Puxuan Yu
2026
Code-Switching Information Retrieval: Benchmarks, Analysis, and the Limits of Current Retrievers
Qingcheng Zeng | Yuheng Lu | Zeqi Zhou | Heli Qi | Puxuan Yu | Fuheng Zhao | Hitomi Yanaka | Weihao Xuan | Naoto Yokoya
Findings of the Association for Computational Linguistics: ACL 2026
Qingcheng Zeng | Yuheng Lu | Zeqi Zhou | Heli Qi | Puxuan Yu | Fuheng Zhao | Hitomi Yanaka | Weihao Xuan | Naoto Yokoya
Findings of the Association for Computational Linguistics: ACL 2026
Code-switching is a pervasive linguistic phenomenon in global communication, yet modern information retrieval systems remain predominantly designed for, and evaluated within, monolingual contexts. To bridge this critical disconnect, we present a holistic study dedicated to code-switching IR. We introduce CSR-L (Code-Switching Retrieval benchmark-Lite), constructing a dataset via human annotation to capture the authentic naturalness of mixed-language queries. Our evaluation across statistical, dense, and late-interaction paradigms reveals that code-switching acts as a fundamental performance bottleneck, degrading the effectiveness of even robust multilingual models. We demonstrate that this failure stems from substantial divergence in the embedding space between pure and code-switched text.

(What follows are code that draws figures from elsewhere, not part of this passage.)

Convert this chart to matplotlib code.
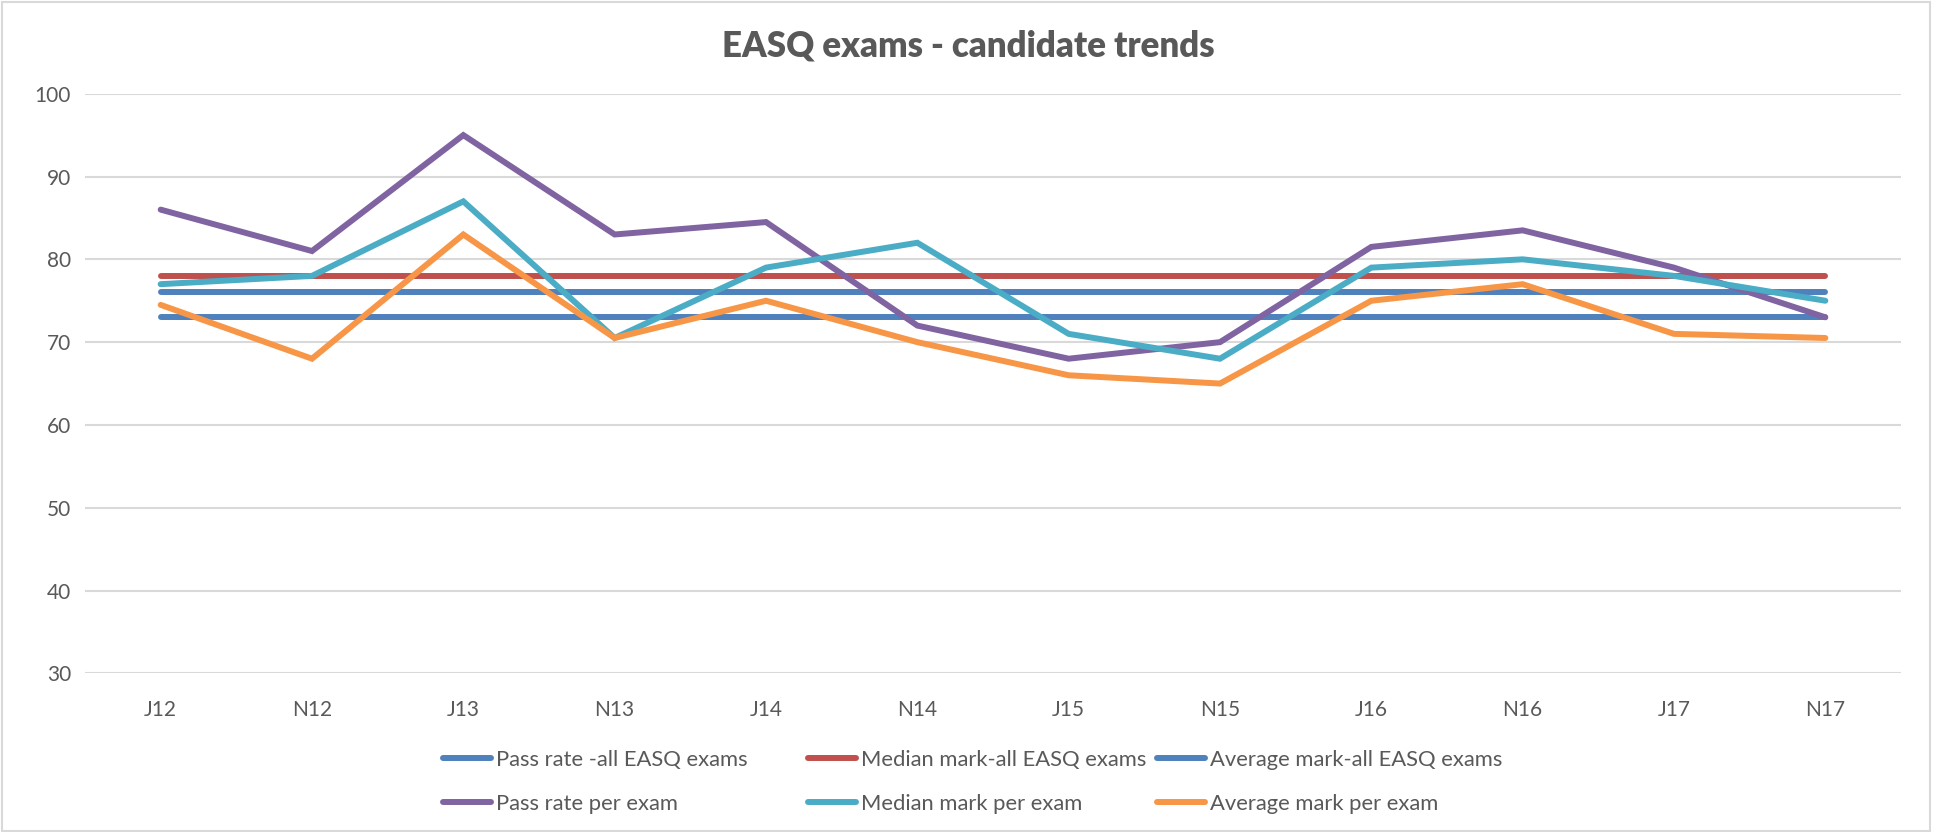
import matplotlib
matplotlib.use("Agg")
import matplotlib.pyplot as plt
from matplotlib.lines import Line2D
from matplotlib.patches import Rectangle

categories = ["J12", "N12", "J13", "N13", "J14", "N14", "J15", "N15", "J16", "N16", "J17", "N17"]
pass_rate_all = [76] * 12
median_mark_all = [78] * 12
average_mark_all = [73] * 12
pass_rate_exam = [86, 81, 95, 83, 84.5, 72, 68, 70, 81.5, 83.5, 79, 73]
median_mark_exam = [77, 78, 87, 70.5, 79, 82, 71, 68, 79, 80, 78, 75]
average_mark_exam = [74.5, 68, 83, 70.5, 75, 70, 66, 65, 75, 77, 71, 70.5]
y_ticks = [30, 40, 50, 60, 70, 80, 90, 100]

series = [
    ("Pass rate -all EASQ exams", pass_rate_all, "#4F81BD"),
    ("Median mark-all EASQ exams", median_mark_all, "#C0504D"),
    ("Average mark-all EASQ exams", average_mark_all, "#4F81BD"),
    ("Pass rate per exam", pass_rate_exam, "#8064A2"),
    ("Median mark per exam", median_mark_exam, "#4BACC6"),
    ("Average mark per exam", average_mark_exam, "#F79646"),
]

plt.rcParams['font.family'] = ['Lato', 'DejaVu Sans']
text_color = "#595959"

W, H = 1934, 832
fig = plt.figure(figsize=(W / 100, H / 100), dpi=100)
ax = fig.add_axes([85 / W, 1 - 673.4 / H, (1901 - 85) / W, (673.4 - 93.7) / H])

x = list(range(len(categories)))
handles = []
for i, (label, vals, color) in enumerate(series):
    ln, = ax.plot(x, vals, color=color, lw=4.3, solid_capstyle='round',
                  solid_joinstyle='miter', label=label, zorder=3 + i)
    handles.append(ln)

ax.set_xlim(-0.5, len(categories) - 0.5)
ax.set_ylim(30, 100)
ax.set_yticks(y_ticks)
ax.set_xticks(x)
ax.set_xticklabels(categories)
ax.grid(axis='y', color='#D9D9D9', lw=1.5, zorder=0)
ax.set_axisbelow(True)
for s in ax.spines.values():
    s.set_visible(False)
ax.tick_params(axis='both', length=0, labelsize=15, colors=text_color)
ax.tick_params(axis='x', pad=19)
ax.tick_params(axis='y', pad=10)

fig.text(968 / W, 1 - 46 / H, "EASQ exams - candidate trends", ha='center', va='center',
         fontsize=25, fontweight='heavy', color=text_color)

col_x = [443, 808, 1157]
for c in range(3):
    hs = [handles[c], handles[c + 3]]
    leg = fig.legend(handles=hs, loc='upper left',
                     bbox_to_anchor=(col_x[c] / W, 1 - 750 / H),
                     frameon=False, fontsize=15.8, handlelength=2.2, handletextpad=0.2,
                     labelspacing=1.08, borderaxespad=0, borderpad=0)
    for t in leg.get_texts():
        t.set_color(text_color)

fig.add_artist(Rectangle((0.001, 0.001), 0.997, 0.997, transform=fig.transFigure,
                         fill=False, edgecolor='#D9D9D9', lw=1.5))

fig.savefig("out.png", dpi=100, facecolor='white')
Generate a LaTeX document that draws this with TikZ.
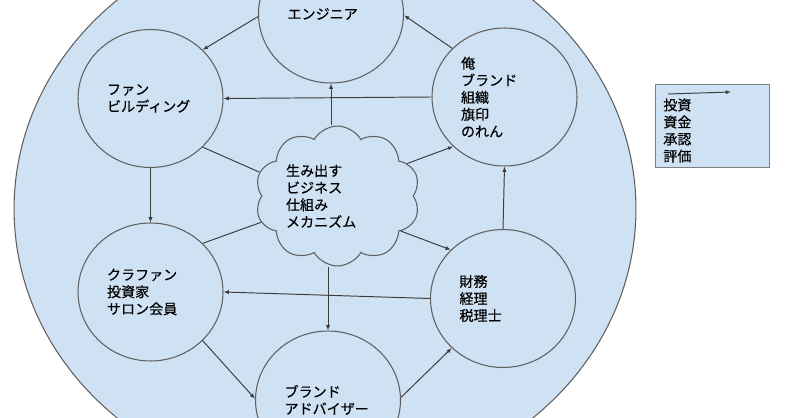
\documentclass[tikz,border=0pt]{standalone}
\usepackage{fontspec}
\newfontfamily\jpfont[FakeBold=0.4]{Noto Sans CJK JP}
\usepackage{tikz}
\usetikzlibrary{shapes.geometric,shapes.symbols,arrows.meta}
\definecolor{paleblue}{HTML}{CFE2F3}
\definecolor{rimgray}{HTML}{5F5F5F}
\definecolor{inkgray}{HTML}{3C3C3C}

\begin{document}
\begin{tikzpicture}[x=0.02cm,y=-0.02cm,
  every node/.style={font=\jpfont\fontsize{8pt}{9.7pt}\selectfont, text=black},
  bubble/.style={ellipse, draw=rimgray, line width=0.6pt, fill=paleblue, minimum width=2.9cm, minimum height=2.76cm, inner sep=0pt, text width=1.74cm, align=left},
  link/.style={draw=inkgray, line width=0.55pt, -{Latex[length=3pt,width=2.4pt]}},
  bare/.style={draw=inkgray, line width=0.55pt}]
  \useasboundingbox (0,0) rectangle (800,418);
  \clip (0,0) rectangle (800,418);
  \draw[rimgray, line width=0.6pt, fill=paleblue] (325,209) ellipse [x radius=6.22cm, y radius=5.62cm];

  \node[bubble] (eng) at (331,14) {エンジニア};
  \node[bubble] (fan) at (150.5,98.5) {ファン\\ビルディング};
  \node[bubble] (ore) at (504.5,97) {俺\\ブランド\\組織\\旗印\\のれん};
  \node[bubble] (kura) at (150.5,292) {クラファン\\投資家\\サロン会員};
  \node[bubble] (zaimu) at (503,298.5) {財務\\経理\\税理士};
  \node[bubble] (adv) at (328,400) {ブランド\\アドバイザー};
  \node[cloud, cloud puffs=10, cloud puff arc=120, aspect=1.2, draw=rimgray, line width=0.6pt, fill=paleblue, minimum width=3.3cm, minimum height=2.8cm] (core) at (337.5,196) {};
  \node[text width=2.06cm, align=left, inner sep=0pt] (coretext) at (core.center) {生み出す\\ビジネス\\仕組み\\メカニズム};

  \node[draw=gray, line width=0.5pt, fill=paleblue, minimum width=2.28cm, minimum height=1.66cm, inner sep=0pt] (legend) at (712,125.5) {};
  \node[anchor=west, align=left, inner sep=0pt] (legendtext) at (663,130.5) {投資\\資金\\承認\\評価};
  \coordinate (tail) at (668,94); \coordinate (head) at (731,92);
  \draw[link] (tail) -- (head);

  \draw[link] (eng.182) -- (fan.43);
  \draw[link] (ore.137) -- (eng.359);
  \draw[link] (ore.west) -- (fan.east);
  \draw[link] (eng.south |- core.north) -- (eng.south);
  \draw[link] (core.25) -- (ore.224);
  \draw[bare] (fan.317) -- (core.163);
  \draw[link] (fan.south) -- (kura.north);
  \draw[bare] (core.199) -- (kura.43);
  \draw[link] (zaimu.west) -- (kura.east);
  \draw[link] (core.331) -- (zaimu.137);
  \draw[link] (zaimu.north) -- (ore.south);
  \draw[link] (adv.north |- core.south) -- (adv.north);
  \draw[link] (kura.317) -- (adv.179);
  \draw[link] (adv.2) -- (zaimu.224);
\end{tikzpicture}
\end{document}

Scaling this investigation, we propose CS-MTEB, a comprehensive benchmark covering 11 diverse tasks, where we observe performance declines of up to 27%. Finally, we show that standard multilingual techniques like vocabulary expansion are insufficient to resolve these deficits completely. These findings underscore the fragility of current systems and establish code-switching as a crucial frontier for future IR optimization.
2025
Explain then Rank: Scale Calibration of Neural Rankers Using Natural Language Explanations from LLMs
Puxuan Yu | Daniel Cohen | Hemank Lamba | Joel R. Tetreault | Alejandro Jaimes
Findings of the Association for Computational Linguistics: ACL 2025
Puxuan Yu | Daniel Cohen | Hemank Lamba | Joel R. Tetreault | Alejandro Jaimes
Findings of the Association for Computational Linguistics: ACL 2025
In search settings, calibrating the scores during the ranking process to quantities such as click-through rates or relevance levels enhances a system’s usefulness and trustworthiness for downstream users. While previous research has improved this notion of calibration for low complexity learning-to-rank models, the larger data demands and parameter count specific to modern neural text rankers produce unique obstacles that hamper the efficacy of methods intended for the learning-to-rank setting.This paper proposes exploiting large language models (LLMs) to provide relevance and uncertainty signals for these neural text rankers to produce scale-calibrated scores through Monte Carlo sampling of natural language explanations (NLEs). Our approach transforms the neural ranking task from ranking textual query-document pairs to ranking corresponding synthesized NLEs. Comprehensive experiments on two popular document ranking datasets show that the NLE-based calibration approach consistently outperforms past calibration methods and LLM-based methods for ranking, calibration, and query performance prediction tasks.
2024
Language Concept Erasure for Language-invariant Dense Retrieval
Zhiqi Huang | Puxuan Yu | Shauli Ravfogel | James Allan
Proceedings of the 2024 Conference on Empirical Methods in Natural Language Processing
Zhiqi Huang | Puxuan Yu | Shauli Ravfogel | James Allan
Proceedings of the 2024 Conference on Empirical Methods in Natural Language Processing
Multilingual models aim for language-invariant representations but still prominently encode language identity. This, along with the scarcity of high-quality parallel retrieval data, limits their performance in retrieval. We introduce LANCER, a multi-task learning framework that improves language-invariant dense retrieval by reducing language-specific signals in the embedding space. Leveraging the notion of linear concept erasure, we design a loss function that penalizes cross-correlation between representations and their language labels. LANCER leverages only English retrieval data and general multilingual corpora, training models to focus on language-invariant retrieval by semantic similarity without necessitating a vast parallel corpus. Experimental results on various datasets show our method consistently improves over baselines, with extensive analyses demonstrating greater language agnosticism.